Fragile: Fragile went through many incarnations. At first, it was dry as a bone, and existed only as a creepy soliloquy to insanity. Gradually it became more and more arranged and composed. The harp blended with the electronic programming made a good juxtaposition of sound. This was done after a walk in the mountains behind David’s studio. Every night I would drive home from Dave’s in the freezing cold, and often an owl would fly by in the headlights as I drove over the mountain.
Message: David and I were playing around one day with neoclassical piano playing in his basement. I asked him to set up a mic, and this came together in a short time. It was all written on a brown napkin and this version was created that day.
Be Like Water. This was an existing song that everyone always liked but I wanted to reinvent it to be played by a live band. The main acoustic guitar riff was played by Craig Ross of Lenny Kravitz fame. The drums were played by Jerry Marotta at the now defunkt Allaire studio in Shokan, NY. The background women were lead by Tawatha Agee and were a nod to Gimme Shelter/Dark Side of the Moon.
Scarlet days: This was written most likely on another napkin, but I remember this coming together for the first time in a NYC apartment, after returning home from a summer tour in 2005. It did not make it onto any recording until Dec 09’.
Back to the Earth: I wrote this song while living in the East village years ago. I met a Frenchmen who took photos with his camera. It was originally called “Song for Michele”. The song was resurrected when it was time to record it. Josh came to play at Edison and it created a different emotion. I think I began to sweat from the moment he finished his 3 hot dogs until the moment he was done playing it.
Evolution (Alt): This song was all about the emotional build that evolves out of a single riff. The very first riff was removed after we recorded everything else!
Brighton: The idea was to create a modern psychedelic style. It's the most sixties production on this collection. My friend came over to the Edison Studio and sang backgrounds and played around on the celesta and piano to create those interesting textures. Michael Flynn, of Slow Runner, came to guest in NYC. I knew Michael from years ago in Boston. He is a true poet, and I have always been a huge admirer of his writing.

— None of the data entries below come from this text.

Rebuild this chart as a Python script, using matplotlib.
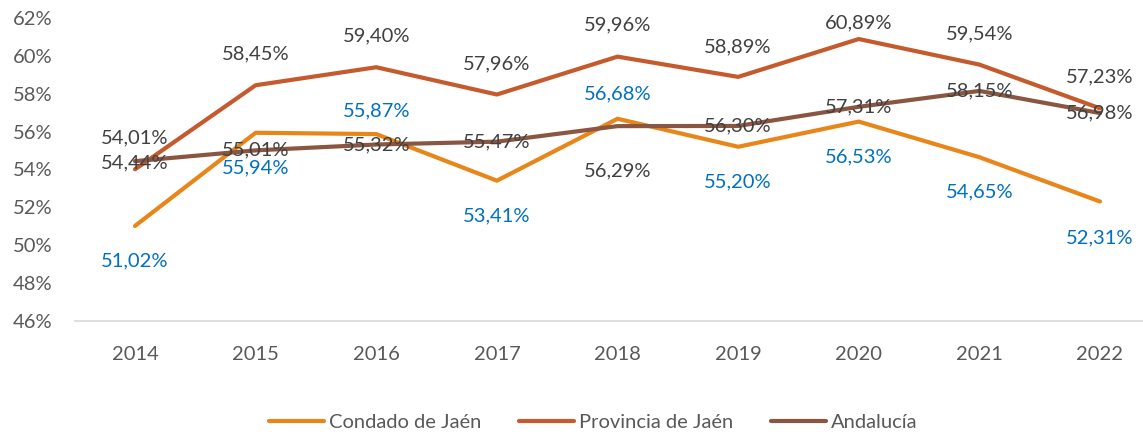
import matplotlib
matplotlib.use("Agg")
import matplotlib.pyplot as plt

# ---------------------------------------------------------------------------
# Data (percent)
# ---------------------------------------------------------------------------
YEARS = ["2014", "2015", "2016", "2017", "2018", "2019", "2020", "2021", "2022"]
CONDADO = [51.02, 55.94, 55.87, 53.41, 56.68, 55.20, 56.53, 54.65, 52.31]
PROVINCIA = [54.01, 58.45, 59.40, 57.96, 59.96, 58.89, 60.89, 59.54, 57.23]
ANDALUCIA = [54.44, 55.01, 55.32, 55.47, 56.29, 56.30, 57.31, 58.15, 56.98]
SERIES_NAMES = ["Condado de Jaén", "Provincia de Jaén", "Andalucía"]
Y_TICKS = [46, 48, 50, 52, 54, 56, 58, 60, 62]

# vertical label offsets (pixels, positive = up)
CONDADO_OFF = [-35, -35, 23, -35, 25, -35, -35, -35, -36]
PROVINCIA_OFF = [31, 31, 31, 31, 32, 30, 16, 31, 31]
ANDALUCIA_OFF = [-2, 0, 0, 0, -45, 0, 0, 0, 0]

COL_CONDADO = "#E8861A"
COL_PROVINCIA = "#C55A2D"
COL_ANDALUCIA = "#8A5642"
COL_BLUE = "#0070C0"
COL_GRAY = "#404040"

plt.rcParams["font.family"] = ["Lato", "DejaVu Sans"]
FS = 14.5


def fmt(v):
    return f"{v:.2f}".replace(".", ",") + "%"


fig = plt.figure(figsize=(11.43, 4.37), dpi=100)
W, H = 1143, 437
# plot area in pixels (right edge runs past the figure, as in the source)
left, right, top, bottom = 74.7, 1160.3, 18, 321
ax = fig.add_axes([left / W, 1 - bottom / H, (right - left) / W, (bottom - top) / H])

x = list(range(len(YEARS)))
series = [
    (CONDADO, COL_CONDADO, COL_BLUE, CONDADO_OFF),
    (PROVINCIA, COL_PROVINCIA, COL_GRAY, PROVINCIA_OFF),
    (ANDALUCIA, COL_ANDALUCIA, COL_GRAY, ANDALUCIA_OFF),
]
handles = []
for (vals, col, lcol, offs), name in zip(series, SERIES_NAMES):
    h, = ax.plot(x, vals, color=col, linewidth=3.0, solid_capstyle="round",
                 solid_joinstyle="round", label=name, clip_on=False)
    handles.append(h)

for vals, col, lcol, offs in series:
    for xi, v, o in zip(x, vals, offs):
        ax.annotate(fmt(v), (xi, v), xytext=(0, o), textcoords="offset pixels",
                    ha="center", va="center", fontsize=FS, color=lcol,
                    annotation_clip=False)

ax.set_xlim(-0.5, len(YEARS) - 0.5)
ax.set_ylim(46, 62)
ax.set_xticks(x)
ax.set_xticklabels(YEARS)
ax.set_yticks(Y_TICKS)
ax.set_yticklabels([f"{t}%" for t in Y_TICKS])
ax.tick_params(axis="both", length=0, labelsize=FS, colors="#595959")
ax.tick_params(axis="x", pad=18)
ax.tick_params(axis="y", pad=16)
for s in ["top", "right", "left"]:
    ax.spines[s].set_visible(False)
ax.spines["bottom"].set_color("#D9D9D9")
ax.spines["bottom"].set_linewidth(1.2)

fig.legend(handles=handles, loc="center", bbox_to_anchor=(0.519, 1 - 422 / H),
           ncol=3, frameon=False, fontsize=FS, handlelength=2.7,
           handletextpad=0.25, columnspacing=1.9, labelcolor="#595959")

fig.savefig("out.png", dpi=100)
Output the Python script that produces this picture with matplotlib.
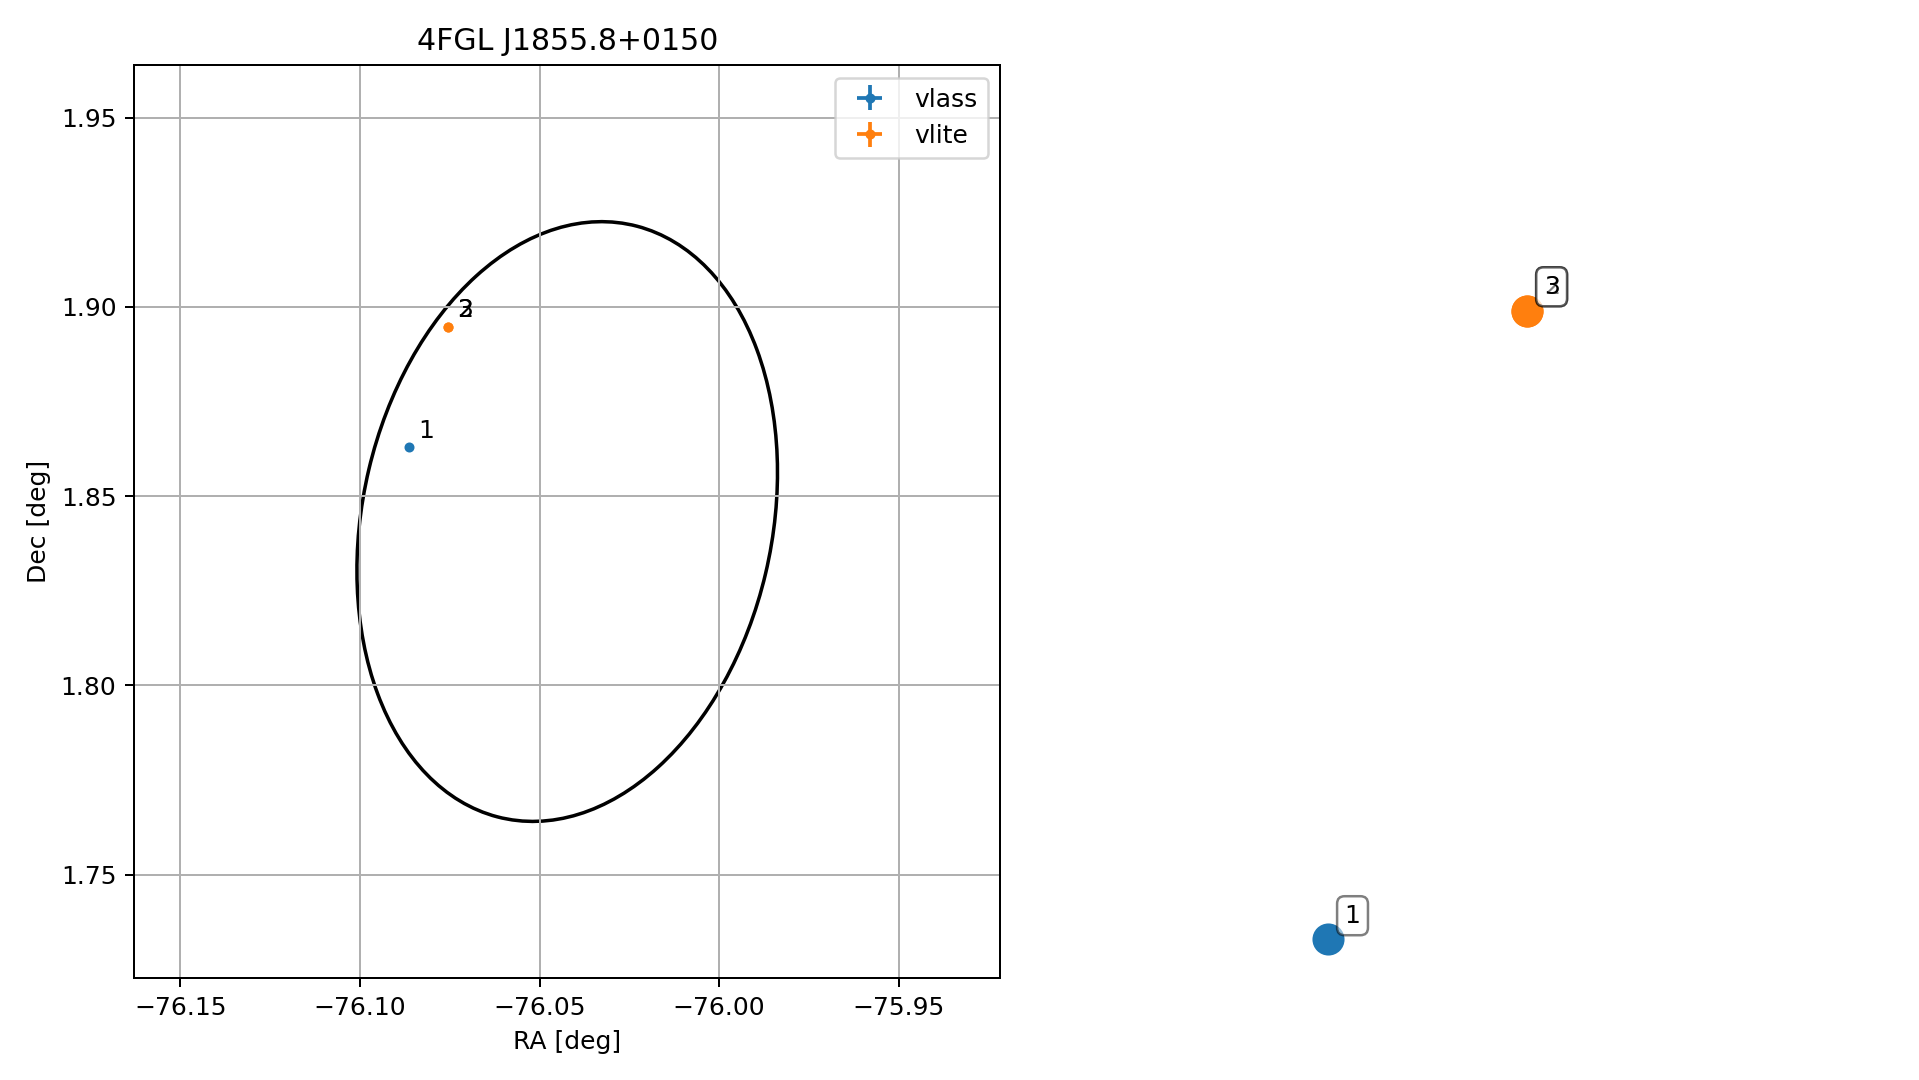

Tamara Song (Alt Mix): Originally this song was very electronic and it got transformed. This is the original electronic version.

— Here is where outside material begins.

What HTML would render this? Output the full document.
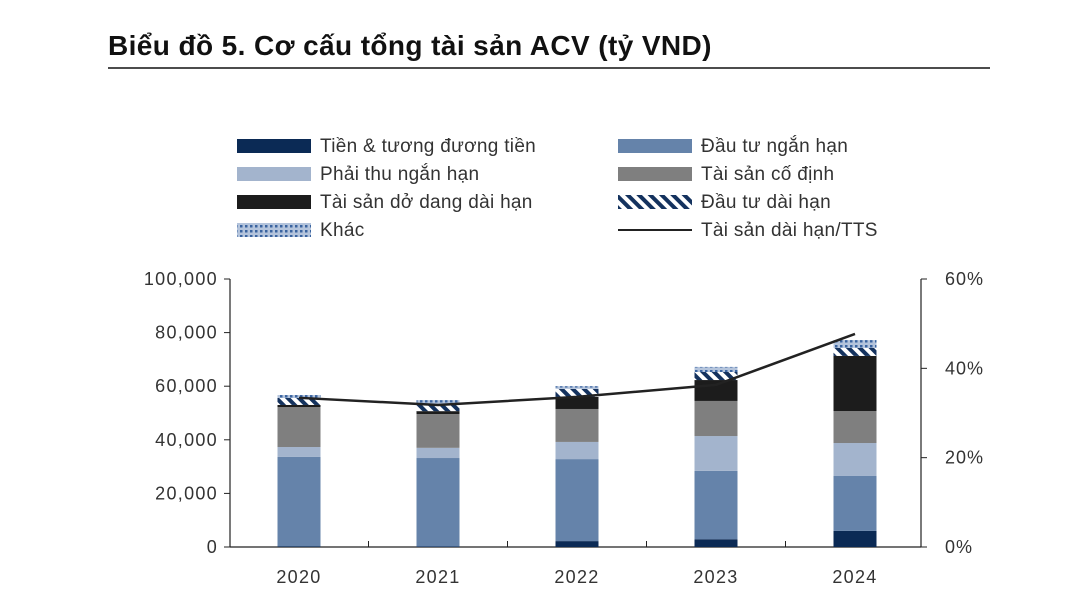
<!DOCTYPE html>
<html><head><meta charset="utf-8"><style>
body{margin:0;background:#fff;width:1075px;height:608px;overflow:hidden;font-family:"Liberation Sans","DejaVu Sans",sans-serif}
svg text{font-family:"Liberation Sans","DejaVu Sans",sans-serif}
</style></head><body>
<svg id="c" width="1075" height="608">
<defs>
<pattern id="stripe" width="8" height="8" patternUnits="userSpaceOnUse" patternTransform="rotate(-45)"><rect width="8" height="8" fill="#fff"/><rect width="4" height="8" fill="#14325e"/></pattern>
<pattern id="dots" width="5" height="5" patternUnits="userSpaceOnUse"><rect width="5" height="5" fill="#b4c4dc"/><rect width="2.5" height="2.5" fill="#3a64a0"/></pattern>
</defs>
<text x="108" y="55" font-size="28" font-weight="bold" fill="#111" letter-spacing="0.4">Biểu đồ 5. Cơ cấu tổng tài sản ACV (tỷ VND)</text>
<line x1="108" y1="68" x2="990" y2="68" stroke="#111" stroke-width="1.5"/>
<g id="legend"></g>
<g id="plot"></g>
</svg>
<script>
const categories=["2020","2021","2022","2023","2024"];
const seriesNames=["Tiền & tương đương tiền","Đầu tư ngắn hạn","Phải thu ngắn hạn","Tài sản cố định","Tài sản dở dang dài hạn","Đầu tư dài hạn","Khác"];
const tien=[0.3,0.2,2.2,2.9,6.0];
const dtnh=[33.3,33.0,30.6,25.5,20.5];
const phaithu=[3.7,3.8,6.4,13.0,12.3];
const tscd=[14.9,12.6,12.3,13.1,11.9];
const dodang=[0.8,1.1,4.5,7.8,20.6];
const dtdh=[2.6,2.3,3.0,3.0,3.0];
const khac=[1.1,1.8,1.0,1.9,2.9];
const ratio=[33.4,31.8,33.6,36.3,47.7];
const leftTicks=["0","20,000","40,000","60,000","80,000","100,000"];
const rightTicks=["0%","20%","40%","60%"];
const series=[tien,dtnh,phaithu,tscd,dodang,dtdh,khac];
const fills=["#0b2a55","#6583aa","#a3b4cd","#7f7f7f","#1c1c1c","url(#stripe)","url(#dots)"];
const NS="http://www.w3.org/2000/svg";
const X0=230,X1=921,Y0=547,Y1=279;
const yL=v=>Y0-(v/100)*(Y0-Y1);
const yR=p=>Y0-(p/60)*(Y0-Y1);
const step=139, xC=i=>299+i*step, bw=43;
function mk(t,a,p){const e=document.createElementNS(NS,t);for(const k in a)e.setAttribute(k,a[k]);(p||document.getElementById('plot')).appendChild(e);return e;}
let e=mk('line',{x1:X0,y1:Y1,x2:X0,y2:Y0,stroke:'#222','stroke-width':1.2});


e=mk('line',{x1:X1,y1:Y1,x2:X1,y2:Y0,stroke:'#222','stroke-width':1.2});


e=mk('line',{x1:X0,y1:Y0,x2:X1,y2:Y0,stroke:'#222','stroke-width':1.2});


leftTicks.forEach((t,i)=>{const y=yL(i*20);
 mk('line',{x1:X0-6,y1:y,x2:X0,y2:y,stroke:'#222'});
 const tx=mk('text',{x:218,y:y+6,'text-anchor':'end','font-size':18,'letter-spacing':1.3,fill:'#333'});tx.textContent=t;
 
 });
rightTicks.forEach((t,i)=>{const y=yR(i*20);
 mk('line',{x1:X1,y1:y,x2:X1+6,y2:y,stroke:'#222'});
 const tx=mk('text',{x:945,y:y+6,'font-size':18,'letter-spacing':1,fill:'#333'});tx.textContent=t;
 
 });
categories.forEach((c,i)=>{
 if(i>0)mk('line',{x1:xC(i)-step/2,y1:Y0,x2:xC(i)-step/2,y2:Y0-6,stroke:'#222'});
 const tx=mk('text',{x:xC(i),y:583,'text-anchor':'middle','font-size':18,'letter-spacing':1.3,fill:'#333'});tx.textContent=c;
 
 
 let cum=0;
 series.forEach((s,k)=>{const y1=yL(cum),y2=yL(cum+s[i]);cum+=s[i];
  const r=mk('rect',{x:xC(i)-bw/2,y:y2,width:bw,height:Math.max(0,y1-y2),fill:fills[k]});
  
  });
});
const pl=mk('polyline',{points:ratio.map((p,i)=>xC(i)+','+yR(p)).join(' '),fill:'none',stroke:'#222','stroke-width':2.5});


const lg=document.getElementById('legend');
const items=[[0,237,146],[1,618,146],[2,237,174],[3,618,174],[4,237,202],[5,618,202],[6,237,230],[7,618,230]];
const names=seriesNames.concat(["Tài sản dài hạn/TTS"]);
items.forEach(([k,x,y])=>{
 const g=mk('g',{},lg);
 
 
 if(k<7)mk('rect',{x:x,y:y-7,width:74,height:14,fill:fills[k]},g);
 else mk('line',{x1:x,y1:y,x2:x+74,y2:y,stroke:'#222','stroke-width':2},g);
 const t=mk('text',{x:x+83,y:y+6,'font-size':19,'letter-spacing':0.3,fill:'#333'},g);t.textContent=names[k];
});
</script>
</body></html>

Crumbs and Broken Shells: This was written on my mothers acrosonic piano years ago. This song also went through many different types of existence, but ultimately, this version ended up being the one that shines to me, as the original.

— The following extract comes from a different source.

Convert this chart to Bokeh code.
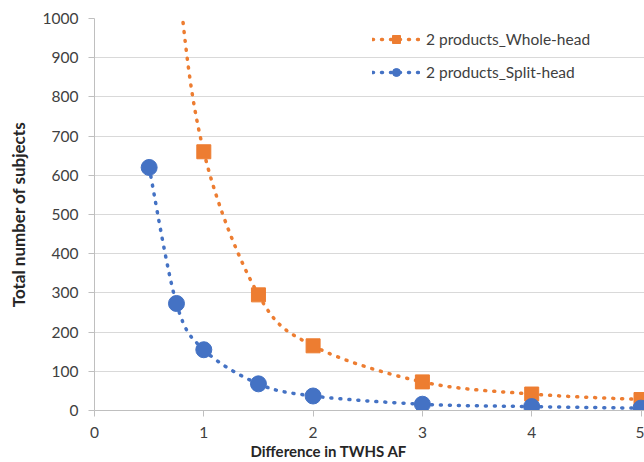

Be Like Water (DB Alt): This version was more in the electronica/downtempo style. The vocal comes from the original version so it's really more of a remix. The high squeaky sound is a big Moog Modular synthesizer from 1967. The riff sound is a Roland System 700...those are geeky notes from David.
Evolution (alt. Mix): This mix was done by David Baron, and had a different feeling than the version featured earlier on the disk. I liked it so much I decided it had to go on.
So Much (Instrumental): The song "So Much" started as a chant. While in the Edison Studios in Manhattan we performed this as you hear it. I particularly like hearing Josh Freese with Tony Levin in this raw setting.
Be Like Water (Acoustic): This version always felt the most live to me. However, I feel Tawatha Agee and Cindy Mizelle really brought this to life. I remember singing with them at Edison. Two truly skilled vocalists I was lucky to have that day.
Enjoy the Music and my deepest wish to you for a peaceful, and happy new year!